◆ What needs to be done ◆
Repeat the data word for word. Do not include the pictures.

◆ Given material ◆
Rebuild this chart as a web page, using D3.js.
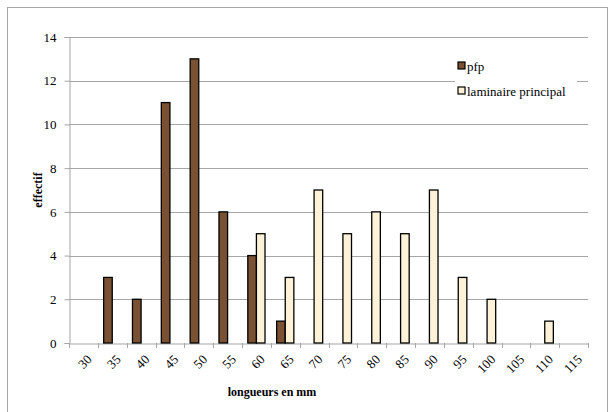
<!DOCTYPE html>
<html><head><meta charset="utf-8">
<script src="https://cdn.jsdelivr.net/npm/d3@7"></script>
<style>body{margin:0;background:#fff}svg{display:block}</style>
</head><body>
<svg id="c" width="610" height="412"></svg>
<script>
const categories = ["30","35","40","45","50","55","60","65","70","75","80","85","90","95","100","105","110","115"];
const seriesNames = ["pfp","laminaire principal"];
const pfp = [0,3,2,11,13,6,4,1,0,0,0,0,0,0,0,0,0,0];
const laminaire = [0,0,0,0,0,0,5,3,7,5,6,5,7,3,2,0,1,0];
const yTicks = [0,2,4,6,8,10,12,14];
const colors = ["#7a5133","#fdf2d8"];
const FONT = "'Liberation Serif', 'DejaVu Serif', 'Times New Roman', serif";

const svg = d3.select("#c");
svg.append("rect").attr("x",7.5).attr("y",7.5).attr("width",600).attr("height",410).attr("fill","#fff").attr("stroke","#a6a6a6");

const L=69,R=588,T=37,B=343;
const x = d3.scaleBand().domain(categories).range([L,R]).padding(0);
const y = d3.scaleLinear().domain([0,14]).range([B,T]);

// gridlines
svg.append("g").selectAll("line").data(yTicks.slice(1)).join("line")
  .attr("x1",L).attr("x2",R).attr("y1",d=>Math.round(y(d))+0.5).attr("y2",d=>Math.round(y(d))+0.5)
  .attr("stroke","#a6a6a6").attr("stroke-width",1.2);

// y axis
const yAxis = svg.append("g").attr("transform",`translate(${L+0.5},0)`)
  .call(d3.axisLeft(y).tickValues(yTicks).tickSize(5).tickPadding(8));
yAxis.attr("font-family",null);
yAxis.select(".domain").attr("stroke","#a6a6a6");
yAxis.selectAll(".tick line").attr("stroke","#a6a6a6");
yAxis.selectAll(".tick text").attr("font-size",13).attr("fill","#000").style("font-family",FONT);

// x axis
const xAxis = svg.append("g").attr("transform",`translate(0,${B+0.5})`)
  .call(d3.axisBottom(x).tickSize(0).tickFormat(""));
xAxis.select(".domain").attr("stroke","#a6a6a6").attr("stroke-width",1.2);
const bounds = categories.map((c,i)=>x(c)).concat([R]);
svg.append("g").selectAll("line").data(bounds).join("line")
  .attr("x1",d=>Math.round(d)+0.5).attr("x2",d=>Math.round(d)+0.5).attr("y1",B).attr("y2",B+5).attr("stroke","#a6a6a6");
svg.append("g").selectAll("text").data(categories).join("text")
  .attr("transform",d=>`translate(${x(d)+x.bandwidth()/2+6},${B+14}) rotate(-45)`)
  .attr("text-anchor","end").attr("dy","0.35em").attr("font-size",13).style("font-family",FONT).text(d=>d);

// bars
const bw = 8.6;
const x1 = d3.scaleBand().domain(seriesNames).range([-bw, bw]).padding(0);
const data = [pfp, laminaire];
data.forEach((vals,si)=>{
  svg.append("g").selectAll("rect").data(categories.map((c,i)=>({c,v:vals[i]})).filter(d=>d.v>0)).join("rect")
    .attr("x",d=>x(d.c)+x.bandwidth()/2+x1(seriesNames[si]))
    .attr("width",x1.bandwidth())
    .attr("y",d=>y(d.v)).attr("height",d=>y(0)-y(d.v))
    .attr("fill",colors[si]).attr("stroke","#000").attr("stroke-width",1.3);
});

// legend
const lg = svg.append("g");
lg.append("rect").attr("x",455).attr("y",56).attr("width",122).attr("height",45).attr("fill","#fff");
seriesNames.forEach((s,i)=>{
  const yy = 66 + i*25;
  lg.append("rect").attr("x",458).attr("y",yy-4).attr("width",7).attr("height",7).attr("fill",colors[i]).attr("stroke","#000").attr("stroke-width",1.2);
  lg.append("text").attr("x",467).attr("y",yy).attr("dy","0.35em").attr("font-size",13).style("font-family",FONT).text(s);
});

// titles
svg.append("text").attr("transform","translate(42,190) rotate(-90)").attr("text-anchor","middle")
  .attr("font-size",12).attr("font-weight","bold").style("font-family",FONT).text("effectif");
svg.append("text").attr("x",272).attr("y",396).attr("text-anchor","middle")
  .attr("font-size",12).attr("font-weight","bold").style("font-family",FONT).text("longueurs en mm");
</script>
</body></html>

◆ Answer ◆
Rebuild this chart as a web page, using D3.js.
<!DOCTYPE html>
<html><head><meta charset="utf-8">
<script src="https://cdn.jsdelivr.net/npm/d3@7"></script>
<style>body{margin:0;background:#fff}svg{display:block}</style>
</head><body>
<svg id="c" width="610" height="412"></svg>
<script>
const categories = ["30","35","40","45","50","55","60","65","70","75","80","85","90","95","100","105","110","115"];
const seriesNames = ["pfp","laminaire principal"];
const pfp = [0,3,2,11,13,6,4,1,0,0,0,0,0,0,0,0,0,0];
const laminaire = [0,0,0,0,0,0,5,3,7,5,6,5,7,3,2,0,1,0];
const yTicks = [0,2,4,6,8,10,12,14];
const colors = ["#7a5133","#fdf2d8"];
const FONT = "'Liberation Serif', 'DejaVu Serif', 'Times New Roman', serif";

const svg = d3.select("#c");
svg.append("rect").attr("x",7.5).attr("y",7.5).attr("width",600).attr("height",410).attr("fill","#fff").attr("stroke","#a6a6a6");

const L=69,R=588,T=37,B=343;
const x = d3.scaleBand().domain(categories).range([L,R]).padding(0);
const y = d3.scaleLinear().domain([0,14]).range([B,T]);

// gridlines
svg.append("g").selectAll("line").data(yTicks.slice(1)).join("line")
  .attr("x1",L).attr("x2",R).attr("y1",d=>Math.round(y(d))+0.5).attr("y2",d=>Math.round(y(d))+0.5)
  .attr("stroke","#a6a6a6").attr("stroke-width",1.2);

// y axis
const yAxis = svg.append("g").attr("transform",`translate(${L+0.5},0)`)
  .call(d3.axisLeft(y).tickValues(yTicks).tickSize(5).tickPadding(8));
yAxis.attr("font-family",null);
yAxis.select(".domain").attr("stroke","#a6a6a6");
yAxis.selectAll(".tick line").attr("stroke","#a6a6a6");
yAxis.selectAll(".tick text").attr("font-size",13).attr("fill","#000").style("font-family",FONT);

// x axis
const xAxis = svg.append("g").attr("transform",`translate(0,${B+0.5})`)
  .call(d3.axisBottom(x).tickSize(0).tickFormat(""));
xAxis.select(".domain").attr("stroke","#a6a6a6").attr("stroke-width",1.2);
const bounds = categories.map((c,i)=>x(c)).concat([R]);
svg.append("g").selectAll("line").data(bounds).join("line")
  .attr("x1",d=>Math.round(d)+0.5).attr("x2",d=>Math.round(d)+0.5).attr("y1",B).attr("y2",B+5).attr("stroke","#a6a6a6");
svg.append("g").selectAll("text").data(categories).join("text")
  .attr("transform",d=>`translate(${x(d)+x.bandwidth()/2+6},${B+14}) rotate(-45)`)
  .attr("text-anchor","end").attr("dy","0.35em").attr("font-size",13).style("font-family",FONT).text(d=>d);

// bars
const bw = 8.6;
const x1 = d3.scaleBand().domain(seriesNames).range([-bw, bw]).padding(0);
const data = [pfp, laminaire];
data.forEach((vals,si)=>{
  svg.append("g").selectAll("rect").data(categories.map((c,i)=>({c,v:vals[i]})).filter(d=>d.v>0)).join("rect")
    .attr("x",d=>x(d.c)+x.bandwidth()/2+x1(seriesNames[si]))
    .attr("width",x1.bandwidth())
    .attr("y",d=>y(d.v)).attr("height",d=>y(0)-y(d.v))
    .attr("fill",colors[si]).attr("stroke","#000").attr("stroke-width",1.3);
});

// legend
const lg = svg.append("g");
lg.append("rect").attr("x",455).attr("y",56).attr("width",122).attr("height",45).attr("fill","#fff");
seriesNames.forEach((s,i)=>{
  const yy = 66 + i*25;
  lg.append("rect").attr("x",458).attr("y",yy-4).attr("width",7).attr("height",7).attr("fill",colors[i]).attr("stroke","#000").attr("stroke-width",1.2);
  lg.append("text").attr("x",467).attr("y",yy).attr("dy","0.35em").attr("font-size",13).style("font-family",FONT).text(s);
});

// titles
svg.append("text").attr("transform","translate(42,190) rotate(-90)").attr("text-anchor","middle")
  .attr("font-size",12).attr("font-weight","bold").style("font-family",FONT).text("effectif");
svg.append("text").attr("x",272).attr("y",396).attr("text-anchor","middle")
  .attr("font-size",12).attr("font-weight","bold").style("font-family",FONT).text("longueurs en mm");
</script>
</body></html>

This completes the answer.